Under continuous kPAMP exposure, circulating phagocytes—neutrophils, monocytes, and dendritic cells—undergo a process termed “tolerisation.” Tolerised neutrophils (Neu‑T) retain a chemokine‑receptor profile similar to non‑activated cells, allowing them to traffic back to the bone marrow while carrying endocytosed bacterial fragments. Tolerised monocytes (Mo‑T) and dendritic cells (DC‑T) remain in the bloodstream without migrating to lymph nodes or spleen, effectively acting as silent carriers. Because these cells degrade internalised kPAMPs only slowly and incompletely, a subset becomes “R‑phagocytes” (Neu‑R, Mo‑R, DC‑R) that retain intact PG‑Y fragments.

R‑phagocytes travel via the blood to the dermis, where they participate in the homeostatic renewal of resident macrophage and dendritic‑cell pools. Their presence introduces bacterial PAMPs directly into the skin microenvironment, priming local immune cells, promoting cytokine release, and sustaining the characteristic hyper‑proliferative, inflammatory plaque of psoriasis. Consequently, the severity of SPP—reflected by the quantity and activity of R‑phagocytes—determines both the initiation and chronicity of cutaneous lesions.

The model also highlights the role of bile‑acid dysregulation. Bile acids normally limit Gram‑negative bacterial overgrowth and maintain mucosal integrity; when their synthesis or enterohepatic circulation is impaired, intestinal permeability rises, Gram‑negative LPS‑producing bacteria proliferate, and the PAMP load intensifies, creating a self‑reinforcing vicious cycle.

Clinical and laboratory observations cited in the paper support the Y‑model: psoriasis patients frequently exhibit increased intestinal permeability, detectable colonisation by specific Gram‑positive PsB strains, elevated serum LPS and PG‑Y levels, and higher frequencies of tolerised phagocytes in peripheral blood. Skin biopsies often reveal macrophages containing bacterial peptidoglycan fragments, consistent with the hypothesised migration of R‑phagocytes.

While the Y‑model offers a unifying framework that connects gut microbiota, systemic immune tolerance, and skin pathology, several gaps remain. Direct identification and functional validation of R‑phagocytes are required, as is quantitative profiling of gut microbiota composition, permeability indices, and bile‑acid metabolites in psoriasis cohorts. Moreover, the molecular mechanisms by which tolerisation preserves chemokine‑receptor expression yet suppresses antimicrobial functions need elucidation.

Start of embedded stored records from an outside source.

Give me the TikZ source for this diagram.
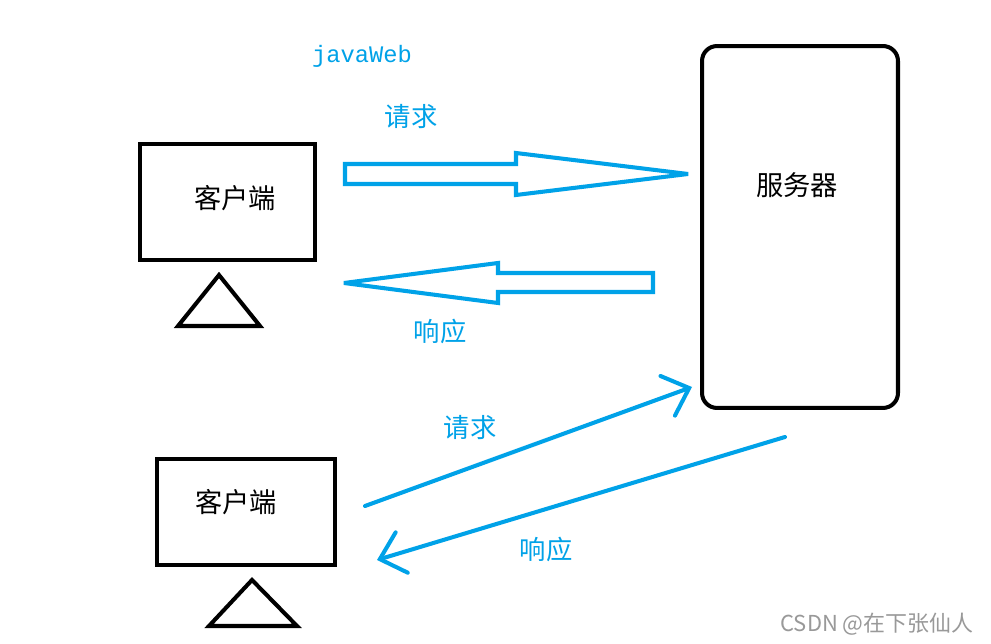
\documentclass[tikz,border=0pt]{standalone}
\usepackage{fontspec}
\newfontfamily\cjk{Noto Sans CJK SC}
\setmonofont{Liberation Mono}
\usetikzlibrary{arrows.meta}
\definecolor{paintblue}{RGB}{0,162,232}
\tikzset{
  pc/.style={draw=black, line width=2.3pt, inner sep=0pt},
  blockarrow/.style={draw=paintblue, line width=2.3pt, line join=miter, miter limit=2},
  thinarrow/.style={draw=paintblue, line width=2.3pt, line cap=round,
    -{Straight Barb[length=13pt,width=24pt,line cap=round]}},
  bluelabel/.style={text=paintblue, font=\cjk\fontsize{15}{15}\selectfont},
  blacklabel/.style={font=\cjk\fontsize{15.5}{16}\selectfont}
}
\begin{document}
\begin{tikzpicture}[x=0.02cm,y=-0.02cm]
    \useasboundingbox[fill=white] (0,0) rectangle (991,644);
    % clients and server
    \node[pc, minimum width=3.5cm, minimum height=2.32cm] (client1) at (227.5,202) {};
    \node[pc, minimum width=3.56cm, minimum height=2.12cm] (client2) at (246,512) {};
    \node[pc, rounded corners=0.3cm, minimum width=3.92cm, minimum height=7.24cm] (server) at (800,227) {};
    \node[blacklabel] (client1txt) at (235,198) {客户端};
    \node[blacklabel] (client2txt) at (236,502) {客户端};
    \node[blacklabel] (servertxt) at (797,185) {服务器};
    \draw[line width=2.3pt, line join=miter] (219,275) -- (260,326) -- (178,326) -- cycle;
    \draw[line width=2.3pt, line join=miter] (252,580) -- (297,626) -- (209,626) -- cycle;
    % block arrows
    \draw[blockarrow] (345,164) -- (516,164) -- (516,153) -- (688,174) -- (516,195)
        -- (516,184) -- (345,184) -- cycle;
    \draw[blockarrow] (653,273) -- (498,273) -- (498,263) -- (344,283) -- (498,303)
        -- (498,292) -- (653,292) -- cycle;
    % thin arrows
    \coordinate (req2a) at (365,506);
    \coordinate (req2b) at (692,387);
    \coordinate (resp2a) at (785,437);
    \coordinate (resp2b) at (377,560);
    \draw[thinarrow] (req2a) -- (req2b);
    \draw[thinarrow] (resp2a) -- (resp2b);
    % labels
    \node[text=paintblue, font=\ttfamily\fontsize{13.5}{14}\selectfont] (title) at (362,56) {javaWeb};
    \node[bluelabel] (req1) at (411,117) {请求};
    \node[bluelabel] (resp1) at (440,331) {响应};
    \node[bluelabel] (req2) at (470,428) {请求};
    \node[bluelabel] (resp2) at (546,549) {响应};
    \node[text=black!40, font=\cjk\fontsize{12.5}{13}\selectfont] (mark) at (877,624) {CSDN @在下张仙人};
\end{tikzpicture}
\end{document}
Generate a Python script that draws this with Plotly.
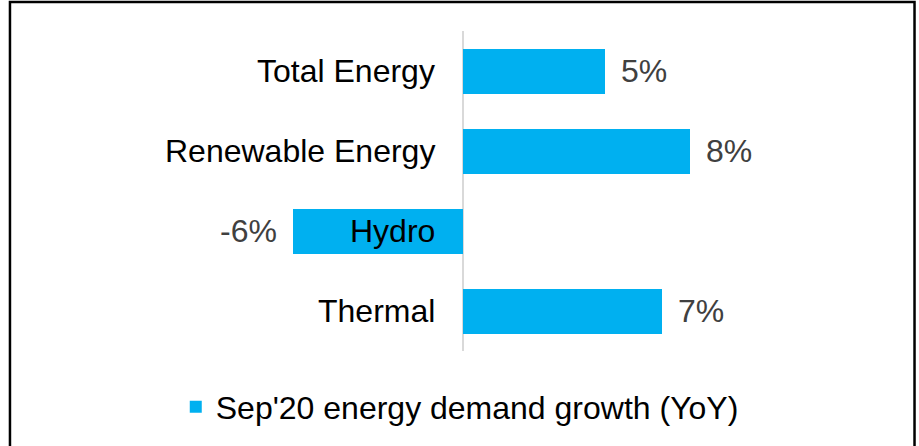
import plotly.graph_objects as go

categories = ["Total Energy", "Renewable Energy", "Hydro", "Thermal"]
growth = [5, 8, -6, 7]
value_labels = ["5%", "8%", "-6%", "7%"]
series_name = "Sep'20 energy demand growth (YoY)"

FONT = "Liberation Sans, Arial, sans-serif"

fig = go.Figure()
fig.add_trace(go.Bar(
    y=categories, x=growth, orientation='h', name=series_name,
    marker=dict(color='#00B0F0', line=dict(width=0)),
    width=0.5625, hoverinfo='skip', showlegend=True))

# category names sit just left of the zero line, like the Excel original
for cat in categories:
    fig.add_annotation(x=0, y=cat, xref='x', yref='y', text=cat,
                       showarrow=False, xanchor='right', xshift=-26,
                       font=dict(family=FONT, size=32, color='black'))

for cat, val, lab in zip(categories, growth, value_labels):
    fig.add_annotation(x=val, y=cat, xref='x', yref='y', text=lab,
                       showarrow=False,
                       xanchor='left' if val >= 0 else 'right',
                       xshift=14 if val >= 0 else -14,
                       font=dict(family=FONT, size=32, color='#404040'))

# outer frame
fig.add_shape(type='rect', xref='paper', yref='paper',
              x0=-0.0114, x1=1.0165, y0=-0.32, y1=1.0906,
              line=dict(color='black', width=2.5), fillcolor='rgba(0,0,0,0)')

fig.update_layout(
    width=919, height=446,
    margin=dict(l=20, r=19, t=31, b=95),
    paper_bgcolor='white', plot_bgcolor='white',
    font=dict(family=FONT, size=32, color='black'),
    bargap=0,
    showlegend=True,
    legend=dict(orientation='h', x=0.177, xanchor='left', y=-0.175, yanchor='middle',
                font=dict(family=FONT, size=32, color='black'),
                bgcolor='rgba(0,0,0,0)', itemclick=False),
    xaxis=dict(range=[-15.63, 15.41], showgrid=False, showticklabels=False,
               zeroline=True, zerolinecolor='#d9d9d9', zerolinewidth=2,
               showline=False, fixedrange=True),
    yaxis=dict(categoryorder='array', categoryarray=categories[::-1],
               showticklabels=False, showgrid=False, zeroline=False,
               range=[-0.5, 3.5], fixedrange=True),
)

# drop the browser's default body margin so the figure fills the window
fig.write_html("out.html", config=dict(displayModeBar=False),
               post_script="document.body.style.margin='0';")
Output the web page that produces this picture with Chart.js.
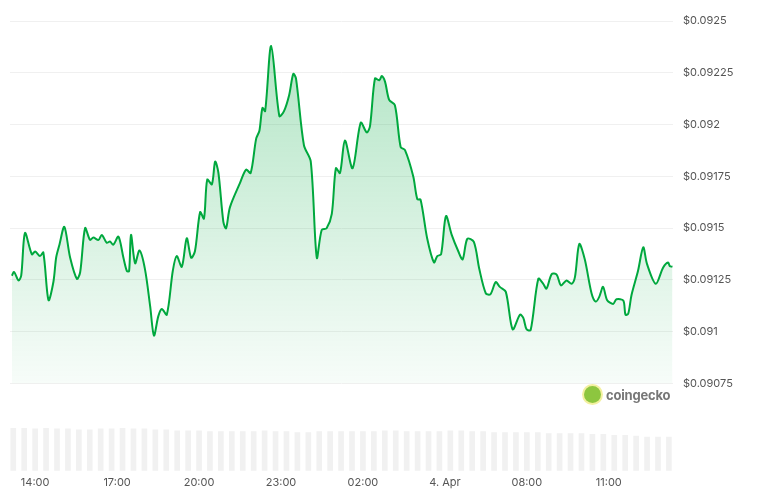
<!DOCTYPE html>
<html>
<head>
<meta charset="utf-8">
<script src="https://cdn.jsdelivr.net/npm/chart.js@4"></script>
<style>
  body { margin: 0; background: #fff; font-family: Inter, "Noto Sans", sans-serif; }
  #wrap { position: relative; width: 763px; height: 494px; }
  #price { position: absolute; left: 0; top: 0; }
  #vol { position: absolute; left: 0; top: 400px; }
  #logo { position: absolute; left: 584px; top: 386px; display: flex; align-items: center; gap: 5px; }
  #logo .dot { width: 17px; height: 17px; border-radius: 50%; background: #8dc63f; box-shadow: 0 0 0 2px #f3f0a0; }
  #logo span { font-weight: 700; font-size: 13px; color: #777; letter-spacing: -0.2px; }
</style>
</head>
<body>
<div id="wrap">
  <canvas id="price" width="763" height="400"></canvas>
  <canvas id="vol" width="763" height="94"></canvas>
  <div id="logo"><div class="dot"></div><span>coingecko</span></div>
</div>
<script>
"use strict";

// hours since 3 Apr 00:00
const hours = [13.15, 13.23, 13.39, 13.49, 13.63, 13.88, 14.0, 14.18, 14.30, 14.49, 14.67, 14.77, 14.89, 15.07, 15.28, 15.53, 15.65, 15.83, 16.01, 16.13, 16.32, 16.44, 16.62, 16.74, 16.86, 17.05, 17.23, 17.36, 17.44, 17.51, 17.66, 17.82, 18.02, 18.21, 18.35, 18.51, 18.64, 18.82, 19.04, 19.18, 19.37, 19.55, 19.71, 19.85, 20.04, 20.18, 20.30, 20.47, 20.59, 20.71, 20.89, 20.99, 21.13, 21.50, 21.72, 21.89, 22.09, 22.21, 22.32, 22.42, 22.64, 22.94, 23.11, 23.30, 23.45, 23.55, 23.84, 24.09, 24.31, 24.49, 24.67, 24.86, 25.01, 25.16, 25.34, 25.62, 25.92, 26.14, 26.26, 26.44, 26.60, 26.69, 26.81, 26.96, 27.17, 27.38, 27.54, 27.84, 27.99, 28.11, 28.35, 28.60, 28.72, 28.86, 29.04, 29.25, 29.49, 29.65, 29.82, 30.06, 30.26, 30.50, 30.67, 30.86, 31.01, 31.23, 31.48, 31.75, 31.87, 31.99, 32.14, 32.42, 32.60, 32.72, 32.91, 33.09, 33.25, 33.45, 33.64, 33.76, 33.92, 34.12, 34.37, 34.52, 34.65, 34.79, 34.94, 35.16, 35.28, 35.53, 35.61, 35.71, 35.83, 36.07, 36.26, 36.40, 36.72, 36.99, 37.17, 37.23, 37.33];

const prices = [0.09127, 0.091288, 0.091247, 0.09127, 0.091476, 0.091373, 0.091387, 0.091365, 0.091382, 0.091152, 0.091241, 0.091358, 0.09142, 0.091506, 0.091358, 0.091255, 0.091288, 0.0915, 0.091443, 0.091454, 0.091443, 0.091467, 0.091429, 0.091435, 0.09142, 0.091459, 0.091358, 0.091292, 0.091292, 0.091467, 0.09133, 0.091392, 0.091302, 0.091123, 0.090981, 0.091075, 0.091109, 0.091082, 0.091294, 0.091365, 0.091313, 0.091451, 0.091357, 0.091388, 0.091577, 0.091546, 0.091734, 0.091711, 0.091821, 0.091766, 0.09153, 0.091499, 0.0916, 0.091718, 0.091782, 0.091766, 0.091931, 0.09197, 0.09208, 0.092065, 0.092379, 0.092041, 0.092065, 0.092143, 0.092245, 0.092222, 0.0919, 0.091821, 0.091357, 0.091491, 0.091499, 0.091569, 0.091789, 0.091766, 0.091923, 0.091789, 0.092009, 0.091962, 0.091994, 0.092222, 0.092214, 0.092234, 0.092206, 0.092119, 0.092093, 0.091892, 0.091876, 0.09175, 0.09164, 0.091637, 0.091451, 0.091334, 0.091365, 0.091373, 0.091558, 0.091467, 0.091388, 0.091349, 0.091448, 0.091433, 0.091302, 0.091184, 0.091181, 0.091239, 0.091216, 0.091192, 0.091011, 0.091082, 0.091066, 0.091011, 0.091008, 0.091255, 0.091231, 0.091208, 0.091278, 0.091275, 0.091223, 0.091247, 0.091231, 0.091263, 0.091423, 0.091349, 0.091184, 0.091145, 0.091168, 0.091216, 0.091152, 0.091134, 0.091156, 0.09115, 0.091082, 0.091086, 0.091176, 0.091294, 0.091407, 0.091326, 0.091231, 0.09131, 0.091334, 0.091317, 0.091313];

const volHours = [13.2, 13.6, 14.0, 14.4, 14.8, 15.2, 15.6, 16.0, 16.4, 16.8, 17.2, 17.6, 18.0, 18.4, 18.8, 19.2, 19.6, 20.0, 20.4, 20.8, 21.2, 21.6, 22.0, 22.4, 22.8, 23.2, 23.6, 24.0, 24.4, 24.8, 25.2, 25.6, 26.0, 26.4, 26.8, 27.2, 27.6, 28.0, 28.4, 28.8, 29.2, 29.6, 30.0, 30.4, 30.8, 31.2, 31.6, 32.0, 32.4, 32.8, 33.2, 33.6, 34.0, 34.4, 34.8, 35.2, 35.6, 36.0, 36.4, 36.8, 37.2];
const volumes = [47, 47, 46, 47, 46, 46, 45, 45, 46, 46, 47, 46, 46, 45, 45, 44, 44, 44, 43, 43, 43, 43, 43, 44, 43, 43, 42, 42, 43, 43, 43, 43, 43, 43, 44, 44, 43, 43, 43, 43, 44, 44, 43, 43, 42, 42, 42, 42, 42, 41, 41, 41, 41, 40, 40, 39, 39, 38, 37, 37, 37];

const xTicks = [14, 17, 20, 23, 26, 29, 32, 35];
const xLabels = ['14:00', '17:00', '20:00', '23:00', '02:00', '4. Apr', '08:00', '11:00'];
const yTicks = [0.09075, 0.091, 0.09125, 0.0915, 0.09175, 0.092, 0.09225, 0.0925];

const X_MIN = 13.08, X_MAX = 37.35;
const GREEN = 'rgb(0, 168, 62)';
const tickFont = { family: 'Inter', size: 11 };

function xScale(showTicks) {
  return {
    type: 'linear', min: X_MIN, max: X_MAX, offset: false,
    display: showTicks,
    grid: { display: false, drawTicks: false },
    border: { display: false },
    afterBuildTicks: (s) => { s.ticks = xTicks.map(v => ({ value: v })); },
    ticks: {
      color: '#555', font: tickFont, maxRotation: 0, padding: 5,
      callback: (v) => xLabels[xTicks.indexOf(v)]
    }
  };
}

new Chart(document.getElementById('price'), {
  type: 'line',
  data: {
    datasets: [{
      data: hours.map((h, i) => ({ x: h, y: prices[i] })),
      borderColor: GREEN,
      borderWidth: 2,
      pointRadius: 0,
      tension: 0.3,
      fill: 'start',
      backgroundColor: (ctx) => {
        const area = ctx.chart.chartArea;
        if (!area) return 'rgba(0,168,62,0.1)';
        const g = ctx.chart.ctx.createLinearGradient(0, 40, 0, area.bottom);
        g.addColorStop(0, 'rgba(0,168,62,0.3)');
        g.addColorStop(1, 'rgba(0,168,62,0.03)');
        return g;
      }
    }]
  },
  options: {
    responsive: false,
    animation: false,
    layout: { padding: { left: 10, top: 21, bottom: 8 } },
    plugins: { legend: { display: false }, tooltip: { enabled: false } },
    scales: {
      x: xScale(false),
      y: {
        position: 'right', min: 0.09075, max: 0.0925,
        afterFit: (s) => { s.width = 90; },
        afterBuildTicks: (s) => { s.ticks = yTicks.map(v => ({ value: v })); },
        grid: { color: '#f0f0f0', drawTicks: false },
        border: { display: false },
        ticks: {
          color: '#555', font: tickFont, padding: 10,
          callback: (v) => '$' + Number(v.toFixed(5))
        }
      }
    }
  }
});

new Chart(document.getElementById('vol'), {
  type: 'bar',
  data: {
    datasets: [{
      data: volHours.map((h, i) => ({ x: h, y: volumes[i] })),
      backgroundColor: '#f1f1f1',
      barThickness: 5
    }]
  },
  options: {
    responsive: false,
    animation: false,
    layout: { padding: { left: 10, top: 28, right: 90 } },
    plugins: { legend: { display: false }, tooltip: { enabled: false } },
    scales: {
      x: xScale(true),
      y: { display: false, min: 0, max: 47 }
    }
  }
});
</script>
</body>
</html>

In summary, the paper redefines psoriasis from a purely dermatological disorder to a systemic disease driven by gut‑derived PAMPs, tolerised immune cells, and disrupted bile‑acid homeostasis. This reconceptualisation opens new therapeutic avenues: restoring intestinal barrier integrity, modulating specific bacterial populations, correcting bile‑acid metabolism, and targeting tolerised R‑phagocytes to prevent their skin infiltration. Future interventional studies testing these strategies could substantially advance the management of psoriasis.